Kubernetes is an open-source project that was developed by Google and today benefits from the contributions of a diverse community, including Red Hat and CoreOS. The Kubernetes project became part of the Linux Foundation's Cloud Native Computing Foundation (CNCF) in July 2015. The Kubernetes 1.4 release debuted on Sept. 26 with added security features.
"We have now built a Kubernetes-as-a-service capability into Photon Platform," Jared Rosoff, chief technologist for cloud native apps at VMware, told eWEEK.
The overall Photon effort at VMware has been under development since April 2015, when the company first announced Photon OS, a Linux operating system for container deployment that runs as a guest on a VMware ESX virtualization hypervisor. The Photon OS reached its 1.0 milestone in June. In addition to Photon OS, the Photon Platform includes the Photon Controller, providing a control plane for container deployment, Rosoff explained.
"With Kubernetes as a service on top of Photon, the Photon Controller is able to spin up the necessary virtual machines and disks to build a dedicated Kubernetes cluster on demand for the client," Rosoff said.
Once the Kubernetes cluster is deployed, users can use any standard Kubernetes command for control and management. VMware has worked on enabling automated provisioning of Kubernetes and isolation elements for workloads, Rosoff said.
The networking element of the Kubernetes as a service on Photon effort is using the flannel networking overlay. Flannel is an open-source effort that CoreOS, one of the leading contributors to Kubernetes, originated. The use of flannel is an initial effort, and there is a development road map to bring VMware's NSX virtual networking technology to the Kubernetes service.
"We've actually built a plug-in to Kubernetes that looks at the labels that are attached to pods inside of a Kubernetes namespace, and it will be able to automatically create network segments based on those labels," Rosoff said. "That's work that isn't quite integrated into Photon yet, but it will be soon."

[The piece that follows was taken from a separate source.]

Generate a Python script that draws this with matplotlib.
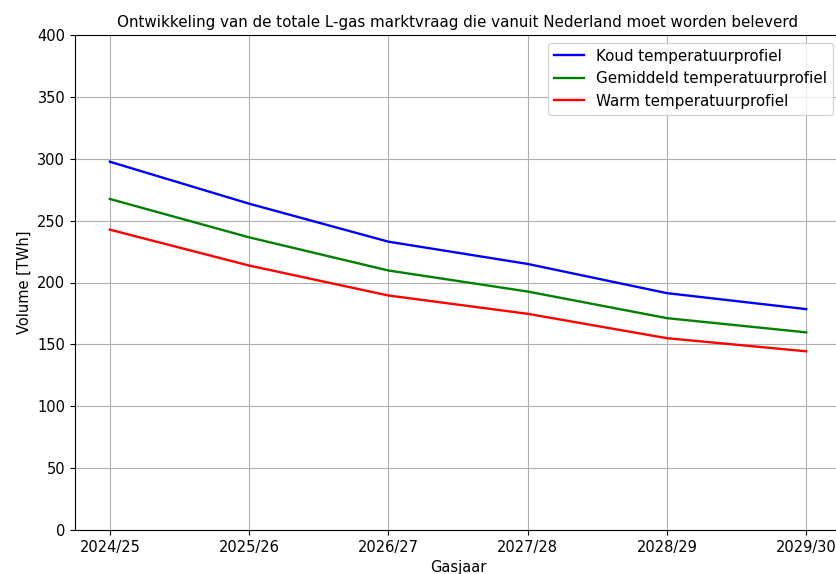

The Photon Platform is one element of VMware's overall container support plans. VMware also has a technology called vSphere Integrated containers that has a different focus. Rosoff explained that vSphere Integrated containers is all about bringing a container runtime to vSphere. At VMworld 2016 Europe, VMware is also announcing an updated release of vSphere on Oct. 18. With vSphere Integrated Containers, VMware developers have mapped the Docker API onto vSphere constructs, Rosoff said.
"The Photon effort is being developed completely in parallel, but it's a different platform," Rosoff said.
With Photon, VMware is building a different model for container workload management. With vSphere, users typically rely on VMware's vCenter technology for management, and in Photon Platform that's not the case.
"Photon Controller essentially replaces vCenter as the control plane for a cluster," Rosoff said.
If an organization chooses to use the Photon Platform in one part of its data center and vSphere Integrated Containers in another, workloads can't directly migrate or use vMotion to move easily from one platform to the other, Rosoff said.
VMware has worked to de-couple its vSAN virtual storage technology from vCenter to help enable new storage capabilities for Photon Platform.
"We now have a version of vSAN that can be deployed with Photon Controller without any of the vCenter components," Rosoff said. "That basically allows organizations to create a hyper-converged storage array out of all the disk drives on the systems that power the Photon cluster."
VMware plans to make the Photon Platform generally available by the end of the year. To date, the open-source code for the Photon Platform has been available for organization to preview and try out on GitHub.